**Problem description**. Starting at the first line of the listing below, repeat each line up to and including the one containing "plt.rcParams['hatch.linewidth'] = 1.0". Leave out pictures.

# START OF Data extract

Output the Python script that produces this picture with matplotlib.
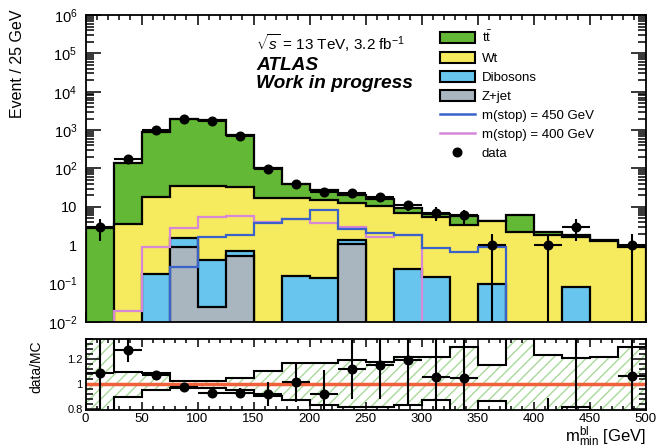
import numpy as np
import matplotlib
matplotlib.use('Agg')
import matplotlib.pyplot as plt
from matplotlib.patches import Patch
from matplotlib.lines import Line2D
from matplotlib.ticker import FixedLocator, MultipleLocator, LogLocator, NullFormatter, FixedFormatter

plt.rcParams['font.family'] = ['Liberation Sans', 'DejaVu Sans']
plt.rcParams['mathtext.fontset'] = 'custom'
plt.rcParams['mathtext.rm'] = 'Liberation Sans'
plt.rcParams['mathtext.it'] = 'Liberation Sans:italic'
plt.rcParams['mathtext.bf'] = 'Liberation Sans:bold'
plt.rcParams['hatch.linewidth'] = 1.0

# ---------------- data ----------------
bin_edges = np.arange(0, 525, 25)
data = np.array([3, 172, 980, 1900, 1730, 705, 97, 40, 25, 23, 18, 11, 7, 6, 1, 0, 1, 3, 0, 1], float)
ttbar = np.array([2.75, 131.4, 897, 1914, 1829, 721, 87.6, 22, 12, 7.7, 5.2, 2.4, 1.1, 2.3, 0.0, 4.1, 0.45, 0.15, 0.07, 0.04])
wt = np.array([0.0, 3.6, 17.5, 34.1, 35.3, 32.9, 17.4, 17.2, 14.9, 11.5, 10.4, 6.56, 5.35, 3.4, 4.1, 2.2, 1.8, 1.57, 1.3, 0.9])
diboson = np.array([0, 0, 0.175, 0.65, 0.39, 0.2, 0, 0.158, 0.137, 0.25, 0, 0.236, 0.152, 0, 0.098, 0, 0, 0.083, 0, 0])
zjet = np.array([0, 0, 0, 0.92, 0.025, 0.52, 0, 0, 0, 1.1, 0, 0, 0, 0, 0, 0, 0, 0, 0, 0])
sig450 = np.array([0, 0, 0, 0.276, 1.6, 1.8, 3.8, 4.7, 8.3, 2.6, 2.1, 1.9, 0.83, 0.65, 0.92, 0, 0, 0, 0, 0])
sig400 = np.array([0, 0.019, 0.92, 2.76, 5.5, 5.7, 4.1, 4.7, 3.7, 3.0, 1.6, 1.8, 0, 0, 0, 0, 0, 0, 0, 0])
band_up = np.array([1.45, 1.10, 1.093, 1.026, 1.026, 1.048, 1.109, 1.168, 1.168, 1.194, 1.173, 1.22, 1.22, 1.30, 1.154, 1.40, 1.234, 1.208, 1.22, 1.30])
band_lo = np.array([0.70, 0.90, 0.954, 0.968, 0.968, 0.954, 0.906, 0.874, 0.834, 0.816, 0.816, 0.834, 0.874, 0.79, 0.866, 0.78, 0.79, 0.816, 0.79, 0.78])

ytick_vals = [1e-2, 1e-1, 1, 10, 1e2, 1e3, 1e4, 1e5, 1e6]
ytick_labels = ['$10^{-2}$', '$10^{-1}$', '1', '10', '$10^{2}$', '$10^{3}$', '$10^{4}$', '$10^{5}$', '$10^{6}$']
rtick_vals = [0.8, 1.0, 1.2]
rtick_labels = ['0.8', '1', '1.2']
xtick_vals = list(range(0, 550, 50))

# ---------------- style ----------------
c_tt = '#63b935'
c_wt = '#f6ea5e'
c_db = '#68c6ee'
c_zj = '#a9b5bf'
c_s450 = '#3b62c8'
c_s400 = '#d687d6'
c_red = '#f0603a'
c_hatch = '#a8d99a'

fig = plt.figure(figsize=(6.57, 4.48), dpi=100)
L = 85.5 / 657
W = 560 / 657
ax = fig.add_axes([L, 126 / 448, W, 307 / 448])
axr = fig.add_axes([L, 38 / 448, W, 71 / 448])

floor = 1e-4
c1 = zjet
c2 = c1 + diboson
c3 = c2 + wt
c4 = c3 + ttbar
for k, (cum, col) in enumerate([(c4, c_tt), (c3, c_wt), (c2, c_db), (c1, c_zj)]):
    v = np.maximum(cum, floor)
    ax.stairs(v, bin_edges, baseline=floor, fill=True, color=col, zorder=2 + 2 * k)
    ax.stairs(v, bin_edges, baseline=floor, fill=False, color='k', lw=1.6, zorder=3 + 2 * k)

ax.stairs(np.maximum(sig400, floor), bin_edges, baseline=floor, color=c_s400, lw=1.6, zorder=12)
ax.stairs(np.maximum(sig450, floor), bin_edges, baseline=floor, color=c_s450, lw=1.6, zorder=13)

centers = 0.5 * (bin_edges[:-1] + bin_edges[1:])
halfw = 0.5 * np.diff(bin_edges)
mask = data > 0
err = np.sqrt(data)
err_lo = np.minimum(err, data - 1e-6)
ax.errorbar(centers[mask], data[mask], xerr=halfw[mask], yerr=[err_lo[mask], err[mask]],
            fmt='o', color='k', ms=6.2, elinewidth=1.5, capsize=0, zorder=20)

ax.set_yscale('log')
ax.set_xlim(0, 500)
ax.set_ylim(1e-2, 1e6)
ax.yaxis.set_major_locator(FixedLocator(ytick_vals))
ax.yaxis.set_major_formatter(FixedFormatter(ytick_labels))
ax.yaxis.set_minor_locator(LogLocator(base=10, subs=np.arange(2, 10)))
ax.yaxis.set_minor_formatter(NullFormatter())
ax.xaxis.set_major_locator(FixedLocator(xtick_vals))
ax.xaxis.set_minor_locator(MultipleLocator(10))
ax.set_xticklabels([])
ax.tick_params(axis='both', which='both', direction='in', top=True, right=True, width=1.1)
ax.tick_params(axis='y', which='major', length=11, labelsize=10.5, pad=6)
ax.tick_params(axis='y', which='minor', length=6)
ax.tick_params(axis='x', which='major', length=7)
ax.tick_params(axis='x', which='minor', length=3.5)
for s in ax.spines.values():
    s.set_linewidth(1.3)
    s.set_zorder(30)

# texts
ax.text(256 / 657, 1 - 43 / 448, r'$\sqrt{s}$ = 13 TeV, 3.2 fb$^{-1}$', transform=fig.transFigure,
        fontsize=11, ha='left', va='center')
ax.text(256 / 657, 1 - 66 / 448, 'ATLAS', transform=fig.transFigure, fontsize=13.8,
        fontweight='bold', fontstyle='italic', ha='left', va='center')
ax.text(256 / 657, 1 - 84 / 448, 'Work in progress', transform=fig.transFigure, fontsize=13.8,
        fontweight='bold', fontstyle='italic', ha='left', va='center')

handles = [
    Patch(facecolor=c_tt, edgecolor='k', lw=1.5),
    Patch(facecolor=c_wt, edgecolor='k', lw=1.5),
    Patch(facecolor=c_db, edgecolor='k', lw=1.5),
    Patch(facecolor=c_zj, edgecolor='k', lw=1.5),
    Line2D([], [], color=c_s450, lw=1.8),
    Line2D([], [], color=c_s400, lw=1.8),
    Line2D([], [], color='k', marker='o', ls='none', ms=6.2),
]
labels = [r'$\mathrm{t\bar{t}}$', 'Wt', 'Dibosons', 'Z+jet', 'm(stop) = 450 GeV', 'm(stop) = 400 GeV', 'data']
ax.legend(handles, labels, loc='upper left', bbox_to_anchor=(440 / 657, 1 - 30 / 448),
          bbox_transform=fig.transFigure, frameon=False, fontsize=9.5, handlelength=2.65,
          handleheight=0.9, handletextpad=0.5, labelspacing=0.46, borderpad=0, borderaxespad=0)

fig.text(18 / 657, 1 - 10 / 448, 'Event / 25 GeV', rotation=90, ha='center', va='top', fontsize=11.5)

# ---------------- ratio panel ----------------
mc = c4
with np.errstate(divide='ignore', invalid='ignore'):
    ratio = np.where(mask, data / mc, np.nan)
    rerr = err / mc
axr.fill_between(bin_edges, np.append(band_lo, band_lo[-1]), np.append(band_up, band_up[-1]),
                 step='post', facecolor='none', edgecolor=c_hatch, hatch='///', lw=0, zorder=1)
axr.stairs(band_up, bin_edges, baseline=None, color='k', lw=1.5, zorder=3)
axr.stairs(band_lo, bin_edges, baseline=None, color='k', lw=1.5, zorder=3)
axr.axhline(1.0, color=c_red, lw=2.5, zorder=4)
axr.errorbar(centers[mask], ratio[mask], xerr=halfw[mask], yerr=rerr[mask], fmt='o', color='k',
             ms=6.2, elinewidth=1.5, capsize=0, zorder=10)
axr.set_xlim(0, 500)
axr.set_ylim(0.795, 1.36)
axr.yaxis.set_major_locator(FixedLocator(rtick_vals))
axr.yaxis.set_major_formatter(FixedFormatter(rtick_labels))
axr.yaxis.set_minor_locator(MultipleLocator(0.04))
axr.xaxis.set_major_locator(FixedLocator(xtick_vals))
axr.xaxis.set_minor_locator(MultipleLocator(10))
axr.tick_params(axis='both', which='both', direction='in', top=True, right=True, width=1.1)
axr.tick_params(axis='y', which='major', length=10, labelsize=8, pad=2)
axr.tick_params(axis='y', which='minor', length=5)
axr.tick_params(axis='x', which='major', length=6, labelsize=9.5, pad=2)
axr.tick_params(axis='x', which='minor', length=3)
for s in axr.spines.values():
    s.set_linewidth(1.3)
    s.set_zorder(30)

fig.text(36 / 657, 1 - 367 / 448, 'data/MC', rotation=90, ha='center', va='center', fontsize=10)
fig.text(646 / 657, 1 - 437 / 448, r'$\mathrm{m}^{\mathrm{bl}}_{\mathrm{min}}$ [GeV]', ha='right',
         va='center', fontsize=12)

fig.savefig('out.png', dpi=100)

# END OF Data extract

**Response to this task**.
Output the Python script that produces this picture with matplotlib.
import numpy as np
import matplotlib
matplotlib.use('Agg')
import matplotlib.pyplot as plt
from matplotlib.patches import Patch
from matplotlib.lines import Line2D
from matplotlib.ticker import FixedLocator, MultipleLocator, LogLocator, NullFormatter, FixedFormatter

plt.rcParams['font.family'] = ['Liberation Sans', 'DejaVu Sans']
plt.rcParams['mathtext.fontset'] = 'custom'
plt.rcParams['mathtext.rm'] = 'Liberation Sans'
plt.rcParams['mathtext.it'] = 'Liberation Sans:italic'
plt.rcParams['mathtext.bf'] = 'Liberation Sans:bold'
plt.rcParams['hatch.linewidth'] = 1.0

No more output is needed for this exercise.